Fitch downgrades toll road bonds, outlook bleak

Link to article here. Add to the Fitch Report this story in the Austin Business Journal about how vulnerable Texas drivers are to high gas prices, taking 6% of one’s income (tolls could easily double one’s gasoline cost), it’s malfeasance for politicians and their political appointees to continue to push toll roads.

Toll road and airport projects are now riskier
By Pat Driscoll
August 20, 2008

High fuel prices, inflation and a dragging economy have made bonds for toll roads and airports riskier, Fitch Ratings said in a report today.

toll.traffic.jpgWith tollway and airport traffic down as much as 16 and 19 percent, respectively, the report said the outlook for tollways and airports is now negative, down from a stable assessment just five months ago.
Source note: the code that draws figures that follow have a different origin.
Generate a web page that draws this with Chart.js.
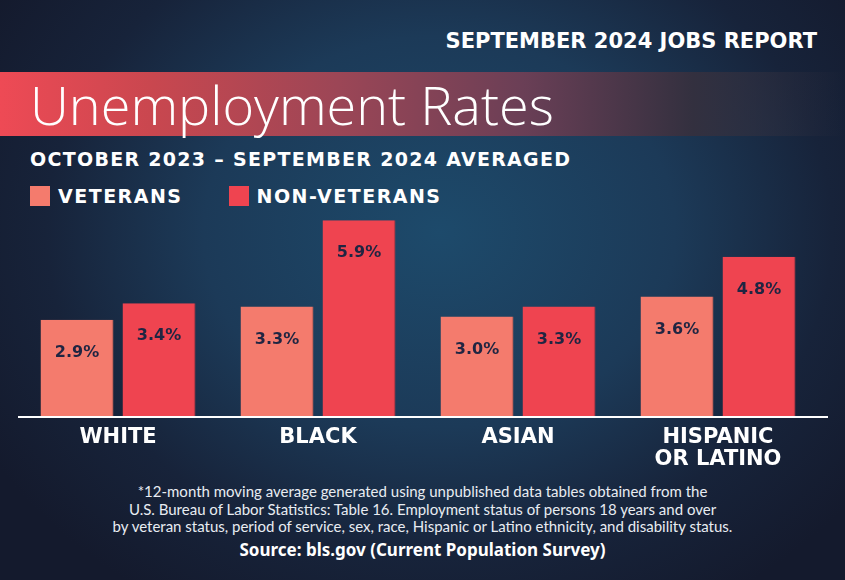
<!DOCTYPE html>
<html>
<head>
<meta charset="utf-8">
<script src="https://cdn.jsdelivr.net/npm/chart.js@4"></script>
<style>
  html, body { margin: 0; padding: 0; }
  body {
    width: 845px; height: 580px; position: relative; overflow: hidden;
    background: radial-gradient(ellipse 62% 75% at 52% 40%, #1d4a6b 0%, #1c3a58 45%, #17233a 75%, #141a2d 100%);
    font-family: "DejaVu Sans", sans-serif; color: #fff;
  }
  .abs { position: absolute; }
  #report { right: 28px; top: 29px; font-weight: 700; font-size: 21px; }
  #band {
    left: 0; top: 72px; width: 845px; height: 64px;
    background: linear-gradient(to right, #ee4a55 0%, #c9474f 18%, #9c4656 40%, #6a3f56 62%, #33303f 82%, rgba(20,26,45,0) 100%);
  }
  #title { left: 30px; top: 67px; font-family: "Open Sans", sans-serif; font-weight: 300; font-size: 54px; }
  #subtitle { left: 30px; top: 148px; font-weight: 700; font-size: 19px; letter-spacing: 1.3px; }
  #legend { left: 30px; top: 183px; display: flex; font-weight: 700; font-size: 19px; line-height: 26px; letter-spacing: 1.5px; }
  .item { display: flex; align-items: center; margin-right: 46px; }
  .sw { width: 20px; height: 20px; margin-right: 8px; }
  #foot { left: 0; width: 845px; top: 483px; text-align: center; font-family: Lato, sans-serif; font-size: 15px; line-height: 17.5px; color: #e8ecf2; }
  #source { left: 0; width: 845px; top: 538px; text-align: center; font-family: "Noto Sans", sans-serif; font-weight: 700; font-size: 17px; }
  canvas { position: absolute; left: 0; top: 0; }
</style>
</head>
<body>
<div class="abs" id="report">SEPTEMBER 2024 JOBS REPORT</div>
<div class="abs" id="band"></div>
<div class="abs" id="title">Unemployment Rates</div>
<div class="abs" id="subtitle">OCTOBER 2023 – SEPTEMBER 2024 AVERAGED</div>
<div class="abs" id="legend"></div>
<div class="abs" id="foot">*12-month moving average generated using unpublished data tables obtained from the<br>U.S. Bureau of Labor Statistics: Table 16. Employment status of persons 18 years and over<br>by veteran status, period of service, sex, race, Hispanic or Latino ethnicity, and disability status.</div>
<div class="abs" id="source">Source: bls.gov (Current Population Survey)</div>
<div style="position:absolute;left:0;top:0;width:845px;height:580px;">
  <canvas id="chart"></canvas>
</div>
<script>
const categories = [["WHITE"], ["BLACK"], ["ASIAN"], ["HISPANIC", "OR LATINO"]];
const seriesNames = ["VETERANS", "NON-VETERANS"];
const veterans = [2.9, 3.3, 3.0, 3.6];
const nonVeterans = [3.4, 5.9, 3.3, 4.8];
const colors = ["#f47b6d", "#ef4450"];
const edgeColors = ["#c8665d", "#b83a47"];

// legend built from the series names
const legend = document.getElementById("legend");
seriesNames.forEach((name, i) => {
  legend.innerHTML += `<div class="item"><span class="sw" style="background:${colors[i]}"></span>${name}</div>`;
});

// value labels inside the top of each bar
const valueLabels = {
  id: "valueLabels",
  afterDatasetsDraw(chart) {
    const ctx = chart.ctx;
    ctx.save();
    ctx.font = "700 16px 'DejaVu Sans', sans-serif";
    ctx.fillStyle = "#1f2542";
    ctx.textAlign = "center";
    ctx.textBaseline = "middle";
    chart.data.datasets.forEach((ds, i) => {
      chart.getDatasetMeta(i).data.forEach((bar, j) => {
        ctx.fillText(ds.data[j].toFixed(1) + "%", bar.x, bar.y + 33);
      });
    });
    ctx.restore();
  },
};

// white baseline, a bit wider than the plot
const baseline = {
  id: "baseline",
  afterDatasetsDraw(chart) {
    const ctx = chart.ctx;
    const y = chart.scales.y.getPixelForValue(0);
    ctx.save();
    ctx.strokeStyle = "#ffffff";
    ctx.lineWidth = 2;
    ctx.beginPath();
    ctx.moveTo(chart.chartArea.left, y + 1);
    ctx.lineTo(chart.chartArea.right + 10, y + 1);
    ctx.stroke();
    ctx.restore();
  },
};

new Chart(document.getElementById("chart"), {
  type: "bar",
  data: {
    labels: categories,
    datasets: [
      { label: seriesNames[0], data: veterans, backgroundColor: colors[0], borderColor: edgeColors[0] },
      { label: seriesNames[1], data: nonVeterans, backgroundColor: colors[1], borderColor: edgeColors[1] },
    ],
  },
  options: {
    responsive: true,
    maintainAspectRatio: false,
    animation: false,
    categoryPercentage: 0.82,
    barPercentage: 0.89,
    datasets: { bar: { borderWidth: { top: 0, right: 1.5, bottom: 0, left: 0 }, borderSkipped: false } },
    layout: { padding: { left: 18, right: 27, top: 217, bottom: 98 } },
    plugins: { legend: { display: false }, tooltip: { enabled: false } },
    scales: {
      x: {
        grid: { display: false, drawTicks: false },
        border: { display: false },
        ticks: {
          color: "#ffffff",
          padding: 11,
          font: { family: "'DejaVu Sans', sans-serif", size: 21, weight: "700", lineHeight: 1.05 },
          maxRotation: 0,
          autoSkip: false,
        },
      },
      y: { display: false, min: 0, max: 6 },
    },
  },
  plugins: [valueLabels, baseline],
});
</script>
</body>
</html>
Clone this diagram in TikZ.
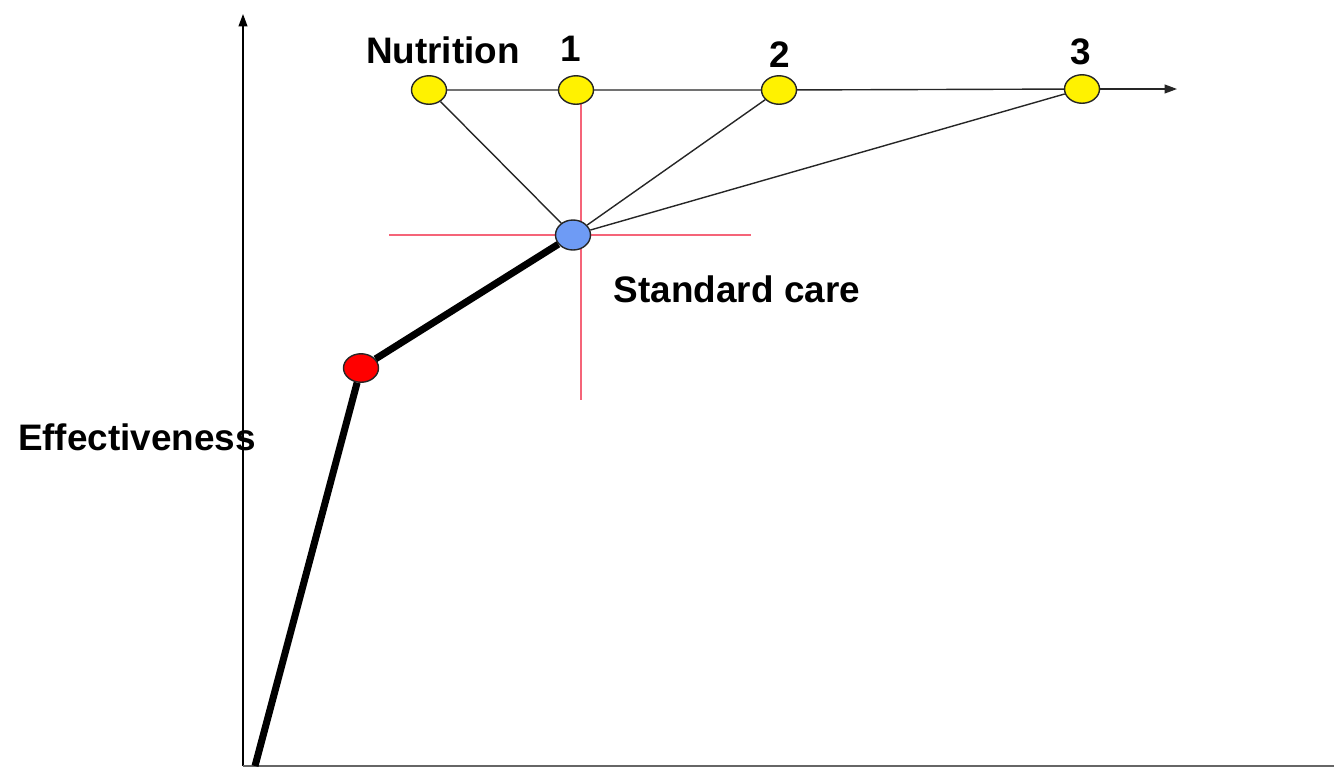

“The question is whether the current trend will continue for a longer period,” it states. “It is Fitch’s view that challenging conditions will persist over the next one to two years.”

Though fuel prices have been dropping from last month’s record, the economy and credit markets remain troubled and Europe and other countries show signs of stress, the report explains. Besides, food and other commodities haven’t joined the fuel-cost slide.

Not mentioned is that the U.S. Energy Information Administration expects even higher gas prices next year, and a debate slogs ahead on whether global oil production has peaked — and if not, then when — and how well technologies and alternative sources can fill the gap. Many agree that the age of cheap energy is over.

If pressures continue, and policymakers start pushing more money to public transit and more people begin shunning suburbs to live in urban cores, toll roads will face bigger problems, the report says. Airports could lose 10 percent of capacity within several years.

The report’s title rings ominous: U.S. Transportation Assets: Facing a Temporary Decline or a Permanent Change?


Most U.S. toll roads now face traffic losses of 2 to 10 percent, says the Fitch report, which tracked numbers through June. Operators may have to boost rates and cut costs to keep bond ratings healthy, which might be difficult, even more difficult for private concessionaires charging maximums allowed in contracts.

Texas toll hopes, though, aren’t as bleak.

“Facilities in Texas appear to be a bright spot, with year-on-year reductions of less than 5 percent, which is half of what most other facilities in the Northeast, Midwest, Southeast and the West are experiencing to date,” the report says.


Seats on domestic flights could be down nearly 8 percent in the last quarter of 2008 compared to a year ago, the Fitch report says. Major airport hubs will fare better, losing only 6 percent.

Some airports could grow mostly because Southwest Airlines continues to expand, it says. San Antonio International Airport, where Southwest is by far the biggest carrier, saw record months in May and again in June. But several airlines, including Southwest, recently announced they will pull back some flights here.

Most U.S. carriers plan to cut capacity 6 to 14 percent in the third and fourth quarters of this year, Fitch says. Airports in the middle of big projects, such as San Antonio’s huge expansion, will likely have less flexibility to weather any financial storms.

2 Replies to “Fitch downgrades toll road bonds, outlook bleak”

  1. JK

    Some toll road insiders fear that, along with the potential for lessening traffic volumes due to the high price of gasoline, there will be a sharp increase in attempts to circumvent paying the toll itself. The thought is that the number of “toll road cheats” might increase as much as three to four percent, which is a significant number. It would appear a number of toll road administraters are considering ways to bolster their violation enforecement systems (VES) to stay ahead of this potential threat.

    Airlines and airports seem to welcome anything to which they can attribute losses in their declining revenues. General aviation has been steadily losing ground to the executive charter flight market over the last several years with the greater percent of previousl first class ticket purchasers, and a good deal of full-fare passengers, having made the switch according to a recent insightful article in the Economist. It is likely that the increase in air fare coupled with the poor service expectations and the long delays experienced at airports has actually increased toll road traffic. Business travelers have already learned that the required early arrival for departing flights and the poor record for on time take-offs with the resultant missed connections make driving a viable alternatives for longer and longer drive times.

  2. JK

    Many toll road operators are concerned that the increase cost of travel caused by the rising price of gasoline will cause an increase in the number of drivers attempting to thwart the payment system on toll roads. It is possible that the number of “toll cheats” could increase as much as three or four percent, a significant number. Considerations are underway on some roads to bolster the violation enforcement system (VES) by upgrading outdated systems used to capture license plate information from those vehicles in violation of the payment process.

    Airlines and airports have been in difficulty prior to the current oil price crisis and seemingly look to new reasons to justify the poor financial conditions they are experiencing as they appear. An article in the Economist recently provided insight into the losses that general aviation has experienced over the last several years to the executive jet segment. The number of previous first-class and full-fare ticket buyers that have moved to the executive jet charter services has been crippling to the regular carriers. Business travelers long ago discovered that, along with the required early arrival at the airport for flight departures, the poor on-time departures with the resultant missed connections makes longer and longer driving distances more and more acceptable. Tolls for those trips are inconsequential at that point.